“Small Effects: The Indispensable Foundation for a Cumulative Psychological Science”, Friedrich M. Götz, Samuel D. Gosling, Peter J. Rentfrow2021-07-02 (, ; backlinks; similar)⁠:

We draw on genetics research to argue that complex psychological phenomena are most likely determined by a multitude of causes and that any individual cause is likely to have only a small effect.

Building on this, we highlight the dangers of a publication culture that continues to demand large effects. First, it rewards inflated effects that are unlikely to be real and encourages practices likely to yield such effects.
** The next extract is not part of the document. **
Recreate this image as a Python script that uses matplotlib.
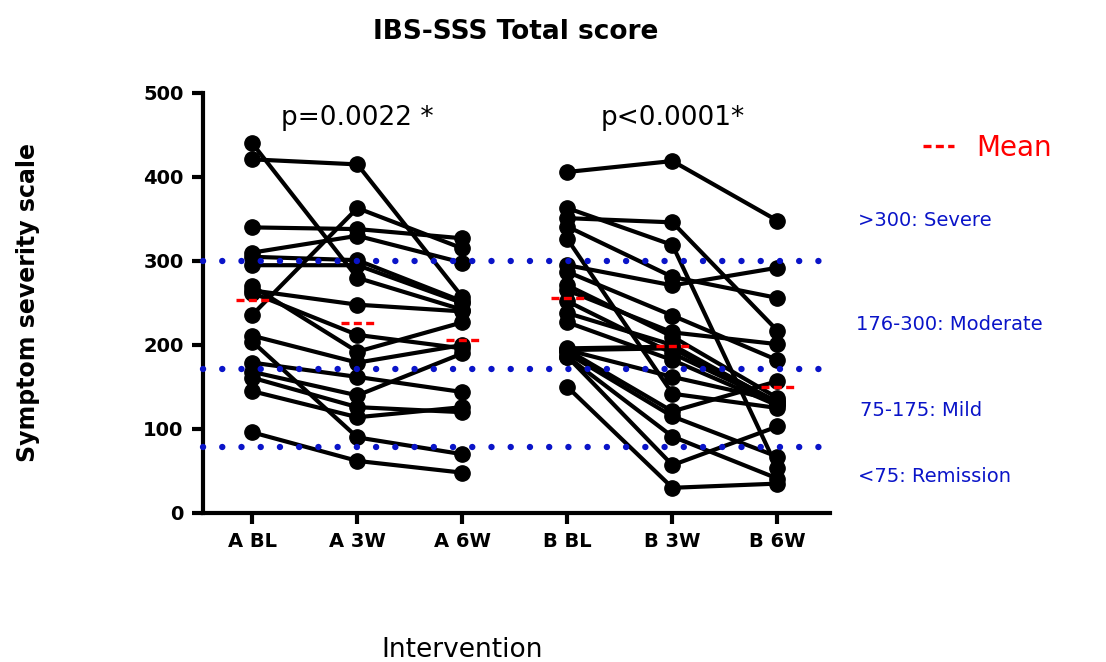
import matplotlib.pyplot as plt
import numpy as np
from matplotlib.lines import Line2D

plt.rcParams['font.family'] = ['DejaVu Sans']

groups = ['A BL', 'A 3W', 'A 6W', 'B BL', 'B 3W', 'B 6W']

# intervention A, one entry per subject
a_bl = [440, 421, 340, 310, 305, 295, 270, 265, 262, 236, 211, 204, 179, 168, 161, 145, 96]
a_3w = [280, 415, 338, 330, 301, 295, 192, 248, 212, 363, 179, 90, 162, 140, 126, 114, 62]
a_6w = [242, 257, 327, 298, 252, 250, 227, 240, 196, 315, 200, 70, 144, 190, 120, 126, 48]

# intervention B, one entry per subject
b_bl = [406, 363, 351, 341, 326, 295, 287, 271, 265, 252, 238, 227, 196, 194, 194, 194, 190, 186, 186, 150]
b_3w = [419, 319, 346, 281, 142, 271, 235, 210, 215, 190, 200, 182, 198, 162, 121, 196, 115, 91, 57, 30]
b_6w = [348, 53, 217, 256, 125, 292, 182, 137, 201, 131, 131, 128, 132, 134, 157, 130, 67, 41, 103, 35]

p_labels = ['p=0.0022 *', 'p<0.0001*']
cutoffs = [300, 171, 78]
severity = ['>300: Severe', '176-300: Moderate', '75-175: Mild', '<75: Remission']

blue = '#0a14c8'

fig = plt.figure(figsize=(11.06, 6.62), dpi=100)
ax = fig.add_axes([203 / 1106, 1 - 513 / 662, 627 / 1106, 420 / 662])

series = [(0, [a_bl, a_3w, a_6w]), (3, [b_bl, b_3w, b_6w])]
for x0, cols in series:
    xs = np.arange(x0, x0 + 3)
    for subj in zip(*cols):
        ax.plot(xs, subj, color='black', lw=3.0, marker='o', ms=11,
                solid_capstyle='round', zorder=3)
    for x, col in zip(xs, cols):
        m = np.mean(col)
        ax.plot([x - 0.16, x + 0.16], [m, m], color='red', lw=2.4,
                linestyle=(0, (2.4, 1.3)), zorder=6)

for c in cutoffs:
    ax.axhline(c, color=blue, lw=4.6, linestyle=(0, (0.01, 3.0)),
               dash_capstyle='round', zorder=5, clip_on=False)

ax.text(1, 470, p_labels[0], ha='center', va='center', fontsize=19)
ax.text(4, 470, p_labels[1], ha='center', va='center', fontsize=19)

ax.set_xlim(-0.47, 5.5)
ax.set_ylim(0, 500)
ax.set_yticks(np.arange(0, 501, 100))
ax.set_xticks(range(len(groups)))
ax.set_xticklabels(groups, fontweight='bold', fontsize=14)
for lab in ax.get_yticklabels():
    lab.set_fontweight('bold')
    lab.set_fontsize(14)
ax.spines['top'].set_visible(False)
ax.spines['right'].set_visible(False)
ax.spines['left'].set_linewidth(3)
ax.spines['bottom'].set_linewidth(3)
ax.tick_params(axis='both', width=3, length=8, direction='out', pad=6)

fig.text(516 / 1106, 1 - 32 / 662, 'IBS-SSS Total score', ha='center',
         va='center', fontsize=19, fontweight='bold')
fig.text(28 / 1106, 1 - 303 / 662, 'Symptom severity scale', rotation=90,
         ha='center', va='center', fontsize=17, fontweight='bold')
fig.text(462 / 1106, 1 - 650 / 662, 'Intervention', ha='center',
         va='center', fontsize=19)

ys = [220, 325, 410, 477]
xs_txt = [858, 856, 860, 858]
for lab, yy, xx in zip(severity, ys, xs_txt):
    fig.text(xx / 1106, 1 - yy / 662, lab, color=blue, fontsize=14,
             ha='left', va='center')

handle = Line2D([], [], color='red', lw=2.4, linestyle=(0, (2.4, 1.3)))
fig.legend([handle], ['Mean'], loc='center left',
           bbox_to_anchor=(898 / 1106, 1 - 148 / 662), frameon=False,
           fontsize=20, labelcolor='red', handlelength=1.1, handletextpad=0.8)

fig.savefig('out.png', dpi=100)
Second, it overlooks the small effects that are most likely to be real, hindering attempts to identify and understand the actual determinants of complex psychological phenomena.

We then explain the theoretical and practical relevance of small effects, which can have substantial consequences, especially when considered at scale and over time. Finally, we suggest ways in which scholars can harness these insights to advance research and practices in psychology (ie. leveraging the power of big data, machine learning, and crowdsourcing science; promoting rigorous preregistration, including prespecifying the smallest effect size of interest; contextualizing effects; changing cultural norms to reward accurate and meaningful effects rather than exaggerated and unreliable effects).

Only once small effects are accepted as the norm, rather than the exception, can a reliable and reproducible cumulative psychological science be built.

[See variance-components for one route forward in quantifying small effects given the daunting statistical power challenges. Götz et al appear locked into the conventional framework of directly estimating effects, when what they really need to borrow from genetics is looking at variance terms like heritability… You can’t afford to gather n in the millions when you aren’t even sure your haystack contains a needle!]